═════ Listing

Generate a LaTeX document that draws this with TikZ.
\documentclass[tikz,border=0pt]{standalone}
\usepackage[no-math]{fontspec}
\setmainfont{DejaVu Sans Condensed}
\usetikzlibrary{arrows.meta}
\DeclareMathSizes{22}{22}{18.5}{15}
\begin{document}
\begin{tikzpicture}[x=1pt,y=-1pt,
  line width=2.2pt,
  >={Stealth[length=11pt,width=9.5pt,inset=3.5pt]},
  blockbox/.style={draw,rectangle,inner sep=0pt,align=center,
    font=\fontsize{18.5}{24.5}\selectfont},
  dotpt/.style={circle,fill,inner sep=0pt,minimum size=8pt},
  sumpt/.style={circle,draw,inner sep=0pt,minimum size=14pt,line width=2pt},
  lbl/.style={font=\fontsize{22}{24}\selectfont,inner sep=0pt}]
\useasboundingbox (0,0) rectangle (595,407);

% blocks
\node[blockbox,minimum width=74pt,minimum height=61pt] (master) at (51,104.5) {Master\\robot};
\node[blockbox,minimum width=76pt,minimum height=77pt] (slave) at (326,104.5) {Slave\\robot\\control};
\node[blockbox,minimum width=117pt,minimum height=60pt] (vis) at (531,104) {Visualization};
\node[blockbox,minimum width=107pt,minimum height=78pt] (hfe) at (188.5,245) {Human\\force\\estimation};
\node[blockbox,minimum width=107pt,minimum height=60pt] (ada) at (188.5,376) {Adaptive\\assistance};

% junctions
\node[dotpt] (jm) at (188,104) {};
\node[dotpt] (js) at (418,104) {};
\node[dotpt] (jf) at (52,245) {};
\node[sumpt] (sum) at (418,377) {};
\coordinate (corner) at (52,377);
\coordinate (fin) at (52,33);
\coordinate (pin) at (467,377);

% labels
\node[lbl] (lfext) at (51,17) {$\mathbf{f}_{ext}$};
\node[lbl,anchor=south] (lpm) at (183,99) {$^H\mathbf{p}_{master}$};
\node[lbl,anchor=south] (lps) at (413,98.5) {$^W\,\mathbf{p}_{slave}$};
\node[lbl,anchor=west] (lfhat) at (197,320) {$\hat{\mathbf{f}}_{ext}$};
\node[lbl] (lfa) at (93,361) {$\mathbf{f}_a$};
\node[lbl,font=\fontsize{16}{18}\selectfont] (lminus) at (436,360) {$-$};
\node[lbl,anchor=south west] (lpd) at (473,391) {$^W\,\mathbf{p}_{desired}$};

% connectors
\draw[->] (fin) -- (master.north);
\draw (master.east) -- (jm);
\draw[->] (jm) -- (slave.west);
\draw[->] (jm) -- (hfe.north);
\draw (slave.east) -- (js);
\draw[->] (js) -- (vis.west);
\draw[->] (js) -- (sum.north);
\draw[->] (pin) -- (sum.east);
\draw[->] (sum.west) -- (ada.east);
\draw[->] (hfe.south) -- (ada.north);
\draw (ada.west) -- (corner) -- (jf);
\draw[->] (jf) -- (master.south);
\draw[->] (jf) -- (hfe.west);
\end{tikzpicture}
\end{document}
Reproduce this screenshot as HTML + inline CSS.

══════════

* What is being asked
Reproduce the material precisely, including every line.

* Task response
Generate a LaTeX document that draws this with TikZ.
\documentclass[tikz,border=0pt]{standalone}
\usepackage[no-math]{fontspec}
\setmainfont{DejaVu Sans Condensed}
\usetikzlibrary{arrows.meta}
\DeclareMathSizes{22}{22}{18.5}{15}
\begin{document}
\begin{tikzpicture}[x=1pt,y=-1pt,
  line width=2.2pt,
  >={Stealth[length=11pt,width=9.5pt,inset=3.5pt]},
  blockbox/.style={draw,rectangle,inner sep=0pt,align=center,
    font=\fontsize{18.5}{24.5}\selectfont},
  dotpt/.style={circle,fill,inner sep=0pt,minimum size=8pt},
  sumpt/.style={circle,draw,inner sep=0pt,minimum size=14pt,line width=2pt},
  lbl/.style={font=\fontsize{22}{24}\selectfont,inner sep=0pt}]
\useasboundingbox (0,0) rectangle (595,407);

% blocks
\node[blockbox,minimum width=74pt,minimum height=61pt] (master) at (51,104.5) {Master\\robot};
\node[blockbox,minimum width=76pt,minimum height=77pt] (slave) at (326,104.5) {Slave\\robot\\control};
\node[blockbox,minimum width=117pt,minimum height=60pt] (vis) at (531,104) {Visualization};
\node[blockbox,minimum width=107pt,minimum height=78pt] (hfe) at (188.5,245) {Human\\force\\estimation};
\node[blockbox,minimum width=107pt,minimum height=60pt] (ada) at (188.5,376) {Adaptive\\assistance};

% junctions
\node[dotpt] (jm) at (188,104) {};
\node[dotpt] (js) at (418,104) {};
\node[dotpt] (jf) at (52,245) {};
\node[sumpt] (sum) at (418,377) {};
\coordinate (corner) at (52,377);
\coordinate (fin) at (52,33);
\coordinate (pin) at (467,377);

% labels
\node[lbl] (lfext) at (51,17) {$\mathbf{f}_{ext}$};
\node[lbl,anchor=south] (lpm) at (183,99) {$^H\mathbf{p}_{master}$};
\node[lbl,anchor=south] (lps) at (413,98.5) {$^W\,\mathbf{p}_{slave}$};
\node[lbl,anchor=west] (lfhat) at (197,320) {$\hat{\mathbf{f}}_{ext}$};
\node[lbl] (lfa) at (93,361) {$\mathbf{f}_a$};
\node[lbl,font=\fontsize{16}{18}\selectfont] (lminus) at (436,360) {$-$};
\node[lbl,anchor=south west] (lpd) at (473,391) {$^W\,\mathbf{p}_{desired}$};

% connectors
\draw[->] (fin) -- (master.north);
\draw (master.east) -- (jm);
\draw[->] (jm) -- (slave.west);
\draw[->] (jm) -- (hfe.north);
\draw (slave.east) -- (js);
\draw[->] (js) -- (vis.west);
\draw[->] (js) -- (sum.north);
\draw[->] (pin) -- (sum.east);
\draw[->] (sum.west) -- (ada.east);
\draw[->] (hfe.south) -- (ada.north);
\draw (ada.west) -- (corner) -- (jf);
\draw[->] (jf) -- (master.south);
\draw[->] (jf) -- (hfe.west);
\end{tikzpicture}
\end{document}
Reproduce this screenshot as HTML + inline CSS.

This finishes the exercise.